Most everyone has heard the expression “Sell in May and Go Away” but I’ll bet many investors do not know why. Statistically May signals a period of time in the stock market when returns are minimal at best, if not negative. This period of time runs May to November.
This is a timing strategy, where you would sell your stock holdings in May and buy bonds to hold till November. At the beginning of November you switch back to stocks until May and you repeat year after year. This is called the best six month theory. You might be reading this and thinking ” Yea, right she’s a nut job” but there is enough historical accuracy to support this theory.
Many investors and financial planners pay attention to it even if they do not fully participate, it’s more of an indicator rather than a strategy. Many analysts say that you can not time the market, but it’s hard to argue that it’s not a good idea when you look back at its history.

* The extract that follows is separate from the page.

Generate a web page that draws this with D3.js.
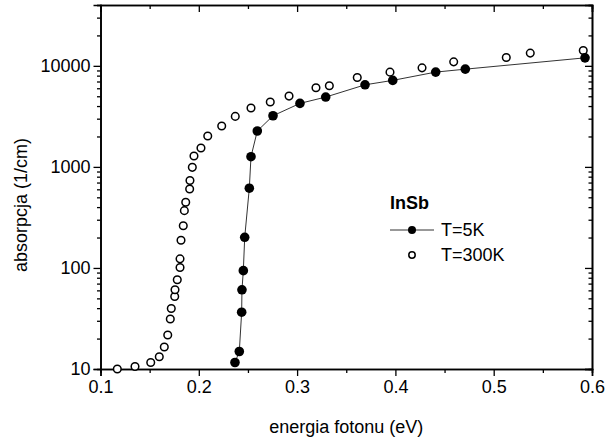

Here is some history; since 1950, the DOW (Dow Jones Industrial Average) has had an average gain of 7.4 percent from November through April, and has only averaged 0.4 percent from May through October. If an investor put $10,000 into the DOW starting in 1950 during the best six month period (November through April) and switched to bonds during the worst six month period (May through October) and repeated the process through 2009, they would have a return of $527,388. according to the Stock Traders Almanac.
If they invested that same $10,000 from 1950 through 2009 for only the worst six months May through October they would have a $474. loss. Pretty amazing results I’d say. Then you need to keep in mind we are talking about the DOW only 30 stocks.
This strategy or indicator works differently with the other indexes. Take the Nasdaq, according to the Almanac it has the best eight months, which goes till the end of June. In addition to coming into a seasonally weak period for stocks, you could keep your eye on 30 year bond prices, they usually hit bottom about June. Gold and silver have started selling off in the last few weeks and historically they are weak during the summer months.
These are just ideas for some other trades. Of course the past performance is no guarantee of future results and with the Fed scheduled to stop easing in June, that very well could effect the outcome this year.
We have already had a stunning run in the market this year, many analysts and investors are calling for a pullback. Then there are those that are saying that foreign investors will look to invest in American companies because of our improving economic numbers and the economic trouble in Europe and China.
The bad news from China is the trade decifit is growing and slowing growth has economists worried about a hard landing. Spain has been in the news leaving investors wondering if it is the next Greece, the stock market could be in for a much bigger pullback than many are thinking. So whether or not you want to sell in May and go away, be aware of what typically happens during the summer and be prepared to make some changes in you investing style to manage your risk.
As always, no matter how you trade long or short may all of your trades be profitable!